Karthi Selvam

Personal information
- Born: 1 September 2001 (age 24) Ariyalur, Tamil Nadu, India

Sport
- Sport: Field hockey
- Position: Forward

National team
- Years: Team / Caps / Goals
- 2018–2022: India U21 /  / -
- 2022–: India / 38 / (13)

Medal record
Men's field hockey
Representing India
Asia Cup
| Bronze medal – third place | 2022 Jakarta |  |
Asian Champions Trophy
| Gold medal – first place | 2023 Chennai |  |

= Karthi Selvam =

Indian field hockey player

Karthi Selvam (born 1 September 2001) is an Indian field hockey player who plays as a forward. He was a member of the India national team that played in the 2022 Asia Cup.

== Early life ==
Karthi hails from Ariyalur, a town in the Indian State of Tamil Nadu.

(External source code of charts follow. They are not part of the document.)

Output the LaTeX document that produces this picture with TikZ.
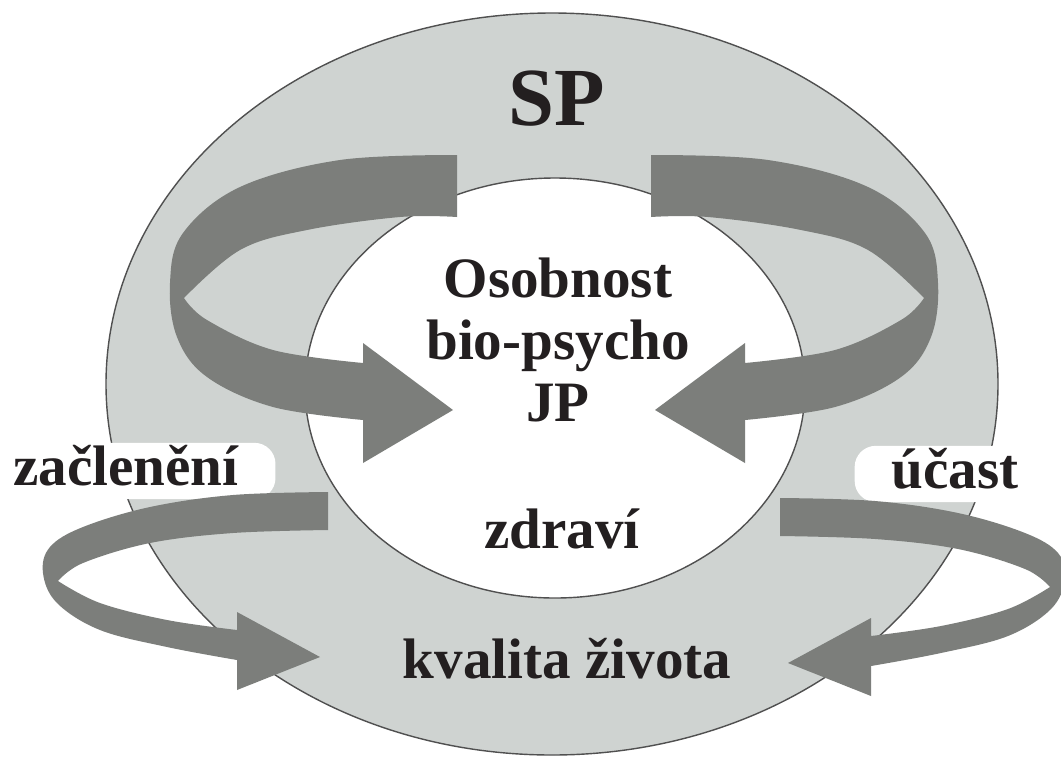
\documentclass[tikz,border=0pt]{standalone}
\usepackage{fontspec}
\setmainfont{Liberation Serif}
\usetikzlibrary{positioning}

\definecolor{ringgray}{RGB}{207,211,209}
\definecolor{loopgray}{RGB}{124,126,123}
\definecolor{edgegray}{RGB}{80,80,80}
\definecolor{inkcol}{RGB}{35,31,32}

\tikzset{
  ribbon/.style={fill=loopgray},
  % big loop round the inner ellipse (left one, mirrored for the right)
  upperloop/.pic={
    \fill[ribbon] (457,155)
      -- plot[smooth,tension=0.6] coordinates {(457,155) (340,160) (240,187) (183,233) (170,283) (177,337) (207,377) (273,407) (363,420)}
      -- (363,463) -- (453,410) -- (363,343) -- (363,363)
      -- plot[smooth,tension=0.6] coordinates {(363,363) (273,350) (207,320) (184,298)}
      -- plot[smooth,tension=0.6] coordinates {(184,298) (240,250) (307,230) (400,217) (457,217)}
      -- cycle;
  },
  % small loop at the bottom
  lowerloop/.pic={
    \fill[ribbon] (328,492)
      -- plot[smooth,tension=0.6] coordinates {(328,492) (233,495) (150,507) (83,527) (50,547) (43,573) (57,603) (100,630) (167,647) (237,660)}
      -- (237,690) -- (320,657) -- (237,612) -- (237,630)
      -- plot[smooth,tension=0.6] coordinates {(237,630) (167,620) (100,603) (58,581)}
      -- plot[smooth,tension=0.6] coordinates {(58,581) (83,563) (150,543) (233,533) (328,530)}
      -- cycle;
  }
}

\begin{document}
\begin{tikzpicture}[x=0.02cm,y=-0.02cm,node distance=1.25cm,
    txt/.style={font=\fontsize{32.5}{36}\selectfont\bfseries,text=inkcol,
                text height=23pt,text depth=7pt,inner sep=1pt},
    side/.style={txt,fill=white,rounded corners=12pt,inner xsep=21pt}]
  \path[use as bounding box,fill=white] (0,0) rectangle (1061,758);

  % ring and inner part
  \draw[edgegray,line width=0.8pt,fill=ringgray] (552,384) ellipse [x radius=446,y radius=371];
  \draw[edgegray,line width=0.8pt,fill=white] (555,388) ellipse [x radius=250,y radius=210];

  \node[txt,font=\fontsize{47}{50}\selectfont\bfseries,anchor=base] (sp) at (557,125) {SP};
  \node[txt,anchor=base] (osob) at (558,297) {Osobnost};
  \node[txt] (bio) [below of=osob] {bio-psycho};
  \node[txt] (jp) [below of=bio] {JP};
  \node[txt,anchor=base] (zdravi) at (562,548) {zdraví};
  \node[txt,anchor=base] (kvalita) at (567,678) {kvalita života};
  \node[side,anchor=base] (zacl) at (126,485) {začlenění};
  \node[side,anchor=base] (ucast) at (955,488) {účast};

  % arrows
  \pic at (0,0) {upperloop};
  \pic at (0,0) {lowerloop};
  \pic[xscale=-1] at (1108,0) {upperloop};
  \pic[xscale=-1] at (1108,6) {lowerloop};
\end{tikzpicture}
\end{document}
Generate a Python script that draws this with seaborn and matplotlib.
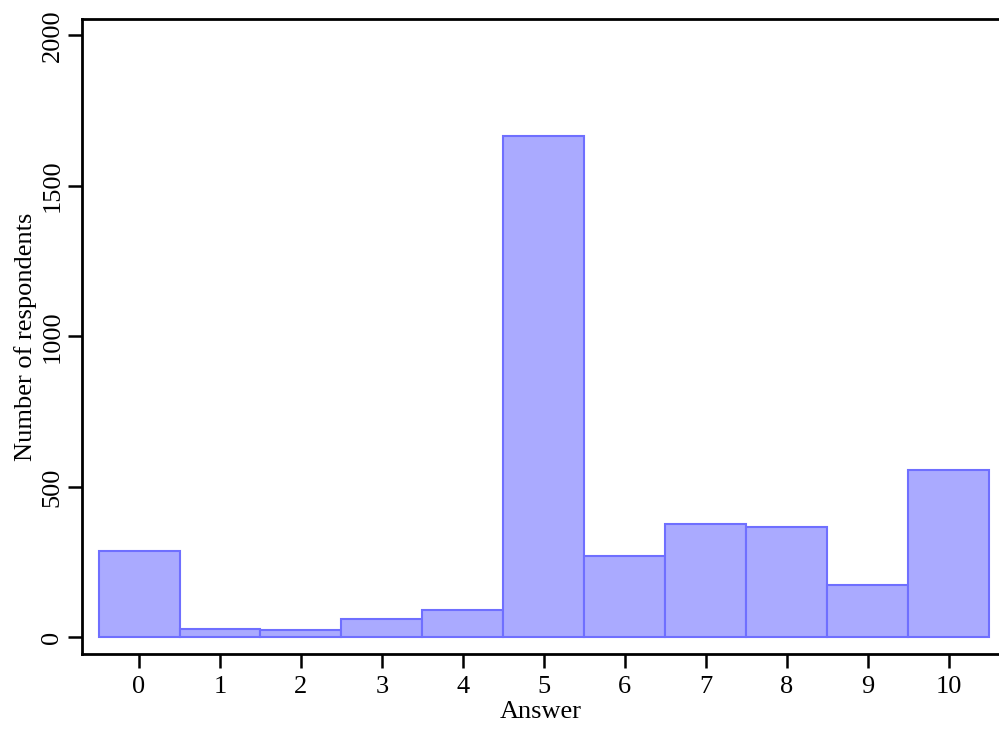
import matplotlib
matplotlib.use("Agg")
import matplotlib.pyplot as plt
import seaborn as sns
import pandas as pd

answers = [0, 1, 2, 3, 4, 5, 6, 7, 8, 9, 10]
respondents = [287, 29, 25, 62, 90, 1666, 270, 378, 365, 175, 557]
x_ticks = [0, 1, 2, 3, 4, 5, 6, 7, 8, 9, 10]
y_ticks = [0, 500, 1000, 1500, 2000]

sns.set_theme(style="ticks")
plt.rcParams['font.family'] = ['Liberation Serif', 'DejaVu Serif']
plt.rcParams['text.color'] = 'black'
plt.rcParams['axes.labelcolor'] = 'black'
plt.rcParams['xtick.color'] = 'black'
plt.rcParams['ytick.color'] = 'black'

df = pd.DataFrame({"Answer": answers, "Count": respondents})

fig = plt.figure(figsize=(9.99, 7.29), dpi=100)
ax = fig.add_axes([0.0816, 0.103, 0.9184, 0.871])

sns.histplot(data=df, x="Answer", weights="Count", discrete=True, ax=ax,
             color="#aaaaff", edgecolor="#6f6fff", linewidth=1.5, alpha=1.0)

ax.set_xlim(-0.71, 10.62)
ax.set_ylim(-55, 2054)
ax.set_xticks(x_ticks)
ax.set_yticks(y_ticks)
ax.set_xticklabels([str(t) for t in x_ticks], fontsize=19, color="black")
ax.set_yticklabels([str(t) for t in y_ticks], fontsize=19, rotation=90, va="center", color="black")
ax.tick_params(axis="both", length=10, width=1.8, color="black")
ax.tick_params(axis="x", pad=6)
ax.tick_params(axis="y", pad=3)
ax.set_xlabel("Answer", fontsize=19, labelpad=2, color="black")
ax.set_ylabel("Number of respondents", fontsize=19, labelpad=3, color="black")

for side in ["left", "bottom", "top"]:
    ax.spines[side].set_linewidth(2)
    ax.spines[side].set_color("black")
ax.spines["right"].set_visible(False)

fig.savefig("out.png", dpi=100)
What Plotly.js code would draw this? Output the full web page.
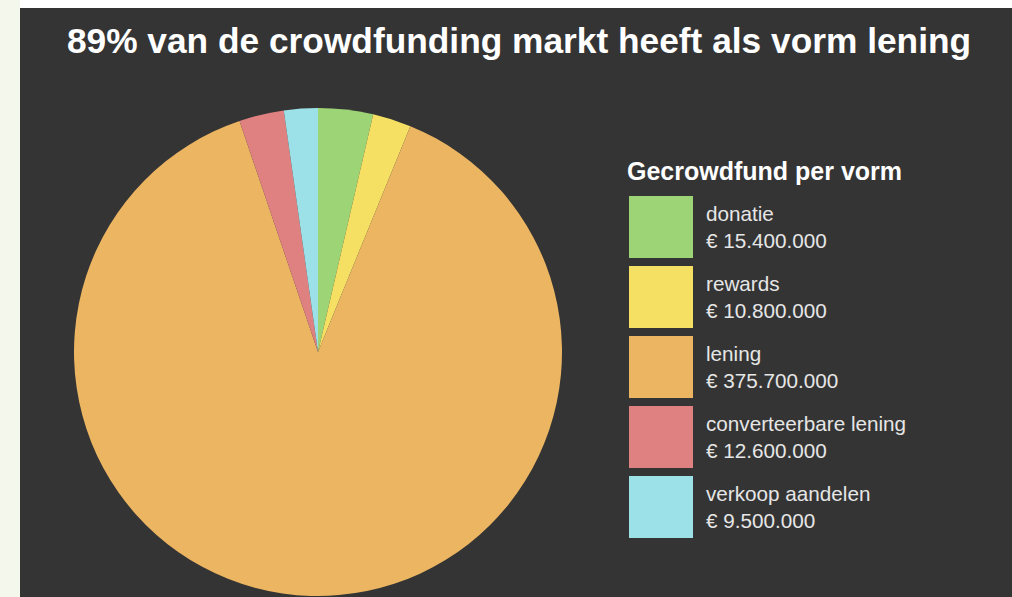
<!DOCTYPE html>
<html><head><meta charset="utf-8">
<script src="https://cdn.plot.ly/plotly-3.0.1.min.js"></script>
<style>html,body{margin:0;padding:0;background:#f4f8ec;}#chart{width:1012px;height:597px;}</style>
</head><body><div id="chart"></div>
<script>
const categories = ['donatie', 'rewards', 'lening', 'converteerbare lening', 'verkoop aandelen'];
const amounts = [15400000, 10800000, 375700000, 12600000, 9500000];
const sliceColors = ['#9dd475', '#f5e064', '#ebb562', '#e08181', '#9ce1e8'];
const chartTitle = '89% van de crowdfunding markt heeft als vorm lening';
const legendTitle = 'Gecrowdfund per vorm';

const W = 1012, H = 597;
const px = x => x / W;
const py = y => 1 - y / H;
const fmt = n => '€ ' + String(n).replace(/\B(?=(\d{3})+(?!\d))/g, '.');
const FONT = '"Liberation Sans", Arial, Helvetica, sans-serif';

const cx = 318, cy = 352, r = 244;

const pie = {
  type: 'pie',
  labels: categories,
  values: amounts,
  marker: {colors: sliceColors, line: {width: 0}},
  sort: false,
  direction: 'clockwise',
  rotation: 0,
  textinfo: 'none',
  hoverinfo: 'label+value',
  showlegend: false,
  domain: {x: [px(cx - r), px(cx + r)], y: [py(cy + r), py(cy - r)]}
};

const shapes = [
  {type: 'rect', xref: 'paper', yref: 'paper', x0: px(20), x1: 1, y0: 0, y1: py(8),
   fillcolor: '#343434', line: {width: 0}, layer: 'below'},
  {type: 'rect', xref: 'paper', yref: 'paper', x0: px(20), x1: 1, y0: py(8), y1: 1,
   fillcolor: '#ffffff', line: {width: 0}, layer: 'below'}
];
const annotations = [
  {text: '<b>' + legendTitle + '</b>', xref: 'paper', yref: 'paper', x: px(625), y: py(171),
   xanchor: 'left', yanchor: 'middle', showarrow: false,
   font: {family: FONT, size: 25, color: '#ffffff'}}
];
categories.forEach((c, i) => {
  const top = 196 + 70 * i;
  shapes.push({type: 'rect', xref: 'paper', yref: 'paper', x0: px(629), x1: px(693),
    y0: py(top + 62), y1: py(top), fillcolor: sliceColors[i], line: {width: 0}});
  annotations.push({text: c + '<br>' + fmt(amounts[i]), xref: 'paper', yref: 'paper',
    x: px(704), y: py(top + 31), xanchor: 'left', yanchor: 'middle', align: 'left',
    showarrow: false, font: {family: FONT, size: 20.7, color: '#e6e6e6'}});
});

const layout = {
  width: W, height: H,
  margin: {l: 0, r: 0, t: 0, b: 0},
  paper_bgcolor: '#f4f8ec',
  title: {text: '<b>' + chartTitle + '</b>', x: px(519), xanchor: 'center',
          y: py(41), yanchor: 'middle', font: {family: FONT, size: 35.3, color: '#ffffff'}},
  shapes: shapes,
  annotations: annotations,
  showlegend: false
};

Plotly.newPlot('chart', [pie], layout, {displayModeBar: false});
</script>
</body></html>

His father Selvam works as a security guard at a government-run college. Karthi is the second of three children.

Karthi trained as a hockey player at the Sports Hostel for Excellence in Kovilpatti, which functioned under Sports Development Authority, the official sports organ of the government of Tamil Nadu. As of 2022, he was student at the SS Duraisamy Mariammal Arts College near Kovilpatti pursuing his graduation.

== Career ==
In 2018, Karthi was included in the India national under-21 team after a series of good performances for Tamil Nadu in the Junior National Championships. In May 2022, he was named in India's squad for the Asia Cup. Alongside Mareeswaran Sakthivel, he was the first to be selected for the Indian national team from Tamil Nadu in 13 years. Karthi scored on debut in the opening match against Pakistan in the 9th minute. The match ended in a 1–1 draw. India finished third defeating Japan 1–0.